American bishop (1819–1909)

George De Normandie Gillespie (June 14, 1819 – March 19, 1909) was the first bishop of Western Michigan in The Episcopal Church.

==Early life and education==
Gillespie was born on June 14, 1819, in Goshen, New York, to John De Normandie Gillespie and Susan Bedford. He studied at the General Theological Seminary, graduating in theology in 1840. He was awarded a Doctor of Sacred Theology in 1875 from Hobart College.

==Career==
Gillespie was ordained deacon on June 28, 1840, in St Peter's Church, by Bishop Benjamin T. Onderdonk of New York, and priest in St Mark's Church, Le Roy, New York, on June 30, 1843, by Bishop William H. DeLancey of Western New York.
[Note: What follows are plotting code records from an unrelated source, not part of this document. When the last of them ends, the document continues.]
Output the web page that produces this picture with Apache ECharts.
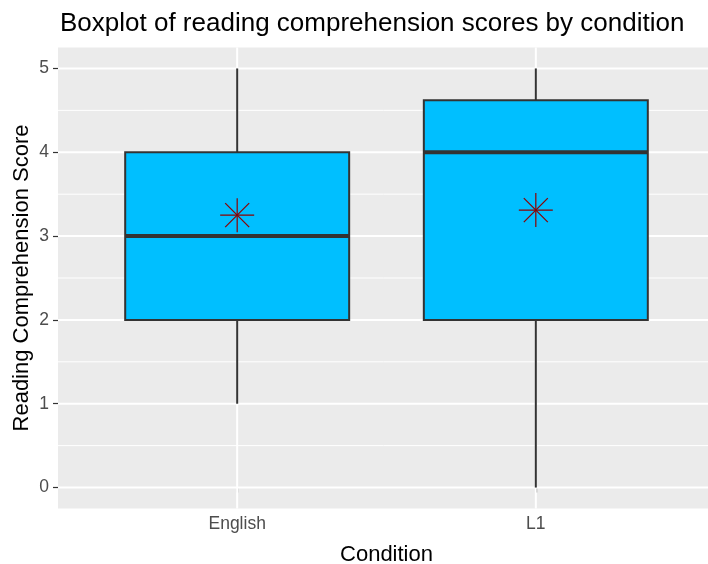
<!DOCTYPE html>
<html>
<head>
<meta charset="utf-8">
<script src="https://cdn.jsdelivr.net/npm/echarts@6/dist/echarts.min.js"></script>
<style>html,body{margin:0;padding:0;background:#fff;}#c{width:708px;height:564px;}</style>
</head>
<body>
<div id="c"></div>
<script>
const categories = ['English', 'L1'];
const whiskerLow = [1, 0];
const q1 = [2, 2];
const median = [3, 4];
const q3 = [4, 4.62];
const whiskerHigh = [5, 5];
const means = [3.25, 3.31];
const yTicks = [0, 1, 2, 3, 4, 5];
const yMinor = [0.5, 1.5, 2.5, 3.5, 4.5];
const xPositions = [1, 2];

const FONT = 'Arial, "Liberation Sans", sans-serif';
const X_MIN = 0.4, X_MAX = 2.6, Y_MIN = -0.25, Y_MAX = 5.25;

const boxData = categories.map((c, i) => [xPositions[i], whiskerLow[i], q1[i], median[i], q3[i], whiskerHigh[i]]);
const meanData = categories.map((c, i) => [xPositions[i], means[i]]);

function hLine(api, y, w) {
  const a = api.coord([X_MIN, y]), b = api.coord([X_MAX, y]);
  return { type: 'line', shape: { x1: a[0], y1: a[1], x2: b[0], y2: b[1] }, style: { stroke: '#FFFFFF', lineWidth: w } };
}
function vLine(api, x, w) {
  const a = api.coord([x, Y_MIN]), b = api.coord([x, Y_MAX]);
  return { type: 'line', shape: { x1: a[0], y1: a[1], x2: b[0], y2: b[1] }, style: { stroke: '#FFFFFF', lineWidth: w } };
}

const chart = echarts.init(document.getElementById('c'), null, { renderer: 'canvas' });
chart.setOption({
  animation: false,
  backgroundColor: '#FFFFFF',
  title: {
    text: 'Boxplot of reading comprehension scores by condition',
    left: 55, top: 6,
    textStyle: { fontFamily: FONT, fontSize: 26, fontWeight: 'normal', color: '#000000' }
  },
  grid: {
    left: 58, top: 47.5, width: 657, height: 461,
    show: true, backgroundColor: '#EBEBEB', borderWidth: 0,
    containLabel: false, outerBoundsMode: 'none'
  },
  xAxis: {
    type: 'value', min: X_MIN, max: X_MAX,
    name: 'Condition', nameLocation: 'middle', nameGap: 35,
    nameTextStyle: { fontFamily: FONT, fontSize: 22, color: '#000000' },
    axisLine: { show: false },
    axisTick: { show: true, customValues: xPositions, length: 5, lineStyle: { color: '#333333', width: 1.2 } },
    axisLabel: {
      customValues: xPositions, margin: 7,
      formatter: v => categories[xPositions.indexOf(v)] || '',
      fontFamily: FONT, fontSize: 17.5, color: '#4D4D4D'
    },
    splitLine: { show: false }
  },
  yAxis: {
    type: 'value', min: Y_MIN, max: Y_MAX,
    name: 'Reading Comprehension Score', nameLocation: 'middle', nameGap: 25, nameRotate: 90,
    nameMoveOverlap: false,
    nameTextStyle: { fontFamily: FONT, fontSize: 22, color: '#000000' },
    axisLine: { show: false },
    axisTick: { show: true, customValues: yTicks, length: 5, lineStyle: { color: '#333333', width: 1.2 } },
    axisLabel: {
      customValues: yTicks, margin: 9,
      fontFamily: FONT, fontSize: 17.5, color: '#4D4D4D'
    },
    splitLine: { show: false }
  },
  series: [
    {
      type: 'custom', name: 'minorGrid', z: 1, silent: true,
      data: yMinor.map(v => [v]),
      renderItem: (params, api) => hLine(api, api.value(0), 1)
    },
    {
      type: 'custom', name: 'majorGrid', z: 1, silent: true,
      data: yTicks.map(v => [v]),
      renderItem: (params, api) => hLine(api, api.value(0), 2)
    },
    {
      type: 'custom', name: 'xGrid', z: 1, silent: true,
      data: xPositions.map(v => [v]),
      renderItem: (params, api) => vLine(api, api.value(0), 2)
    },
    {
      type: 'custom', name: 'box', z: 2,
      data: boxData,
      renderItem: (params, api) => {
        const x = api.value(0), lo = api.value(1), b1 = api.value(2), md = api.value(3), b3 = api.value(4), hi = api.value(5);
        const hw = 0.375;
        const tl = api.coord([x - hw, b3]), br = api.coord([x + hw, b1]);
        const wt = api.coord([x, hi]), wq3 = api.coord([x, b3]);
        const wb = api.coord([x, lo]), wq1 = api.coord([x, b1]);
        const ml = api.coord([x - hw, md]), mr = api.coord([x + hw, md]);
        const ls = { stroke: '#333333', lineWidth: 2 };
        return {
          type: 'group',
          children: [
            { type: 'line', shape: { x1: wt[0], y1: wt[1], x2: wq3[0], y2: wq3[1] }, style: ls },
            { type: 'line', shape: { x1: wb[0], y1: wb[1], x2: wq1[0], y2: wq1[1] }, style: ls },
            { type: 'rect', shape: { x: tl[0], y: tl[1], width: br[0] - tl[0], height: br[1] - tl[1] },
              style: { fill: '#00BFFF', stroke: '#333333', lineWidth: 2 } },
            { type: 'line', shape: { x1: ml[0], y1: ml[1], x2: mr[0], y2: mr[1] }, style: { stroke: '#333333', lineWidth: 4 } }
          ]
        };
      }
    },
    {
      type: 'custom', name: 'mean', z: 3,
      data: meanData,
      renderItem: (params, api) => {
        const p = api.coord([api.value(0), api.value(1)]);
        const r = 17, d = 12;
        const st = { stroke: '#8B0000', lineWidth: 1.2 };
        return {
          type: 'group',
          children: [
            { type: 'line', shape: { x1: p[0] - r, y1: p[1], x2: p[0] + r, y2: p[1] }, style: st },
            { type: 'line', shape: { x1: p[0], y1: p[1] - r, x2: p[0], y2: p[1] + r }, style: st },
            { type: 'line', shape: { x1: p[0] - d, y1: p[1] - d, x2: p[0] + d, y2: p[1] + d }, style: st },
            { type: 'line', shape: { x1: p[0] - d, y1: p[1] + d, x2: p[0] + d, y2: p[1] - d }, style: st }
          ]
        };
      }
    }
  ]
});
</script>
</body>
</html>
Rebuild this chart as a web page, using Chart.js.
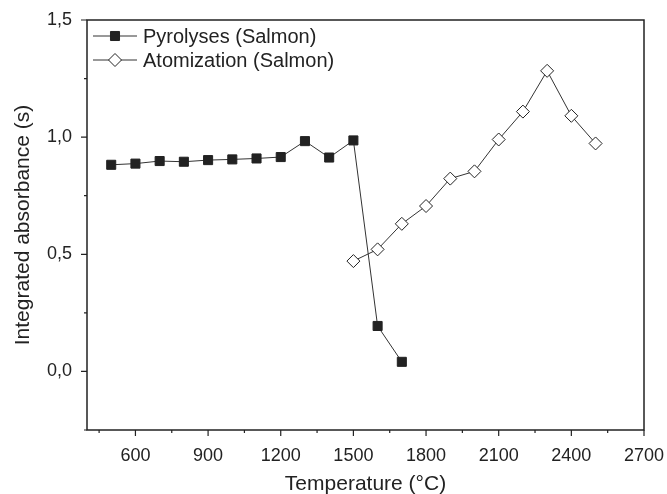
<!DOCTYPE html>
<html>
<head>
<meta charset="utf-8">
<script src="https://cdn.jsdelivr.net/npm/chart.js@4.4.1/dist/chart.umd.min.js"></script>
<style>
  html, body { margin: 0; padding: 0; background: #fff; }
  #wrap { width: 667px; height: 494px; }
</style>
</head>
<body>
<div id="wrap"><canvas id="chart" width="667" height="494"></canvas></div>
<script>
// data
const pyroTemps = [500, 600, 700, 800, 900, 1000, 1100, 1200, 1300, 1400, 1500, 1600, 1700];
const pyroValues = [0.882, 0.887, 0.898, 0.895, 0.902, 0.905, 0.909, 0.915, 0.983, 0.913, 0.986, 0.194, 0.041];
const atomTemps = [1500, 1600, 1700, 1800, 1900, 2000, 2100, 2200, 2300, 2400, 2500];
const atomValues = [0.471, 0.521, 0.630, 0.706, 0.823, 0.854, 0.990, 1.109, 1.283, 1.091, 0.973];
const xTicks = [600, 900, 1200, 1500, 1800, 2100, 2400, 2700];
const yTicks = [0, 0.5, 1.0, 1.5];

const ink = '#222';
const font = 'Arial, "Liberation Sans", Helvetica, sans-serif';

function toPoints(xs, ys) {
    return xs.map((x, i) => ({ x: x, y: ys[i] }));
}

function drawMarker(ctx, style, r, x, y) {
    if (style === 'rect') {
        const s = Math.SQRT1_2 * r;
        ctx.rect(x - s, y - s, 2 * s, 2 * s);
    } else {
        ctx.moveTo(x - r, y);
        ctx.lineTo(x, y - r);
        ctx.lineTo(x + r, y);
        ctx.lineTo(x, y + r);
        ctx.closePath();
    }
}

// frame, outward ticks (major + minor) and the legend box
const framePlugin = {
    id: 'frame',
    afterDraw(chart) {
        const ctx = chart.ctx;
        const a = chart.chartArea;
        const xs = chart.scales.x;
        const ys = chart.scales.y;
        ctx.save();
        ctx.strokeStyle = ink;
        ctx.lineWidth = 1.5;
        ctx.strokeRect(a.left, a.top, a.right - a.left, a.bottom - a.top);

        ctx.lineWidth = 1.2;
        ctx.beginPath();
        const xStep = xTicks[1] - xTicks[0];
        for (let v = xTicks[0] - xStep; v <= xs.max + 1; v += xStep / 2) {
            if (v < xs.min) continue;
            const px = xs.getPixelForValue(v);
            const major = xTicks.includes(v);
            ctx.moveTo(px, a.bottom);
            ctx.lineTo(px, a.bottom + (major ? 6 : 3));
        }
        const yStep = yTicks[1] - yTicks[0];
        for (let v = yTicks[0] - yStep; v <= ys.max + 0.001; v += yStep / 2) {
            if (v < ys.min - 0.001) continue;
            const py = ys.getPixelForValue(v);
            const major = yTicks.some(t => Math.abs(t - v) < 1e-6);
            ctx.moveTo(a.left, py);
            ctx.lineTo(a.left - (major ? 6 : 3), py);
        }
        ctx.stroke();

        // legend
        ctx.font = '20px ' + font;
        ctx.textBaseline = 'middle';
        chart.data.datasets.forEach((ds, i) => {
            const y = 36 + i * 24;
            ctx.strokeStyle = ds.borderColor;
            ctx.lineWidth = 1;
            ctx.beginPath();
            ctx.moveTo(93, y);
            ctx.lineTo(137, y);
            ctx.stroke();
            ctx.fillStyle = ds.pointBackgroundColor;
            ctx.strokeStyle = ds.pointBorderColor;
            ctx.lineWidth = ds.pointBorderWidth;
            ctx.beginPath();
            drawMarker(ctx, ds.pointStyle, ds.pointRadius, 115, y);
            ctx.fill();
            ctx.stroke();
            ctx.fillStyle = ink;
            ctx.fillText(ds.label, 143, y + 1);
        });
        ctx.restore();
    }
};

new Chart(document.getElementById('chart'), {
    type: 'line',
    data: {
        datasets: [
            {
                label: 'Pyrolyses (Salmon)',
                data: toPoints(pyroTemps, pyroValues),
                borderColor: '#333',
                borderWidth: 1,
                pointStyle: 'rect',
                pointRadius: 6.4,
                pointBackgroundColor: ink,
                pointBorderColor: ink,
                pointBorderWidth: 1,
                tension: 0
            },
            {
                label: 'Atomization (Salmon)',
                data: toPoints(atomTemps, atomValues),
                borderColor: '#333',
                borderWidth: 1,
                pointStyle: 'rectRot',
                pointRadius: 6.5,
                pointBackgroundColor: '#fff',
                pointBorderColor: ink,
                pointBorderWidth: 1,
                tension: 0
            }
        ]
    },
    options: {
        responsive: false,
        animation: false,
        events: [],
        layout: { padding: { top: 20, right: 23, left: 0, bottom: 0 } },
        plugins: { legend: { display: false }, tooltip: { enabled: false } },
        scales: {
            x: {
                type: 'linear',
                min: 400,
                max: 2700,
                grid: { display: false },
                border: { display: false },
                afterBuildTicks: (scale) => { scale.ticks = xTicks.map(v => ({ value: v })); },
                afterFit: (scale) => {
                    scale.height = 64;
                    scale.paddingLeft = 0;
                    scale.paddingRight = 0;
                },
                ticks: {
                    color: ink,
                    font: { family: font, size: 18 },
                    padding: 7,
                    maxRotation: 0,
                    autoSkip: false,
                    callback: (v) => String(v)
                },
                title: {
                    display: true,
                    text: 'Temperature (°C)',
                    color: ink,
                    font: { family: font, size: 21 },
                    padding: { top: 2, bottom: -3 }
                }
            },
            y: {
                type: 'linear',
                min: -0.25,
                max: 1.5,
                grid: { display: false },
                border: { display: false },
                afterBuildTicks: (scale) => { scale.ticks = yTicks.map(v => ({ value: v })); },
                afterFit: (scale) => {
                    scale.width = 87;
                    scale.paddingTop = 0;
                    scale.paddingBottom = 0;
                },
                ticks: {
                    color: ink,
                    font: { family: font, size: 18 },
                    padding: 7,
                    autoSkip: false,
                    callback: (v) => v.toFixed(1).replace('.', ',')
                },
                title: {
                    display: true,
                    text: 'Integrated absorbance (s)',
                    color: ink,
                    font: { family: font, size: 21 },
                    padding: { top: 11, bottom: 4 }
                }
            }
        }
    },
    plugins: [framePlugin]
});
</script>
</body>
</html>
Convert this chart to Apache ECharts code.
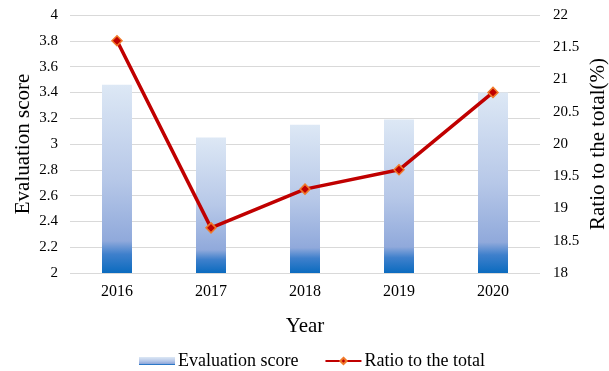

He then served as rector of St Mark's Church in Le Roy, New York, between 1840 and 1844, and then rector of St Paul's Church in Cincinnati between 1844 and 1851. In 1851, he became rector of Zion Church in Palmyra, New York, while in 1861, he transferred to Ann Arbor, Michigan, to serve as rector of St Andrew's Church.

==Bishop==
In 1874, Gillespie was elected as the first bishop of Western Michigan and was consecrated on February 24, 1875, by Bishop Samuel A. McCoskry of Michigan. He died in office on March 19, 1909, aged 89, after a long illness.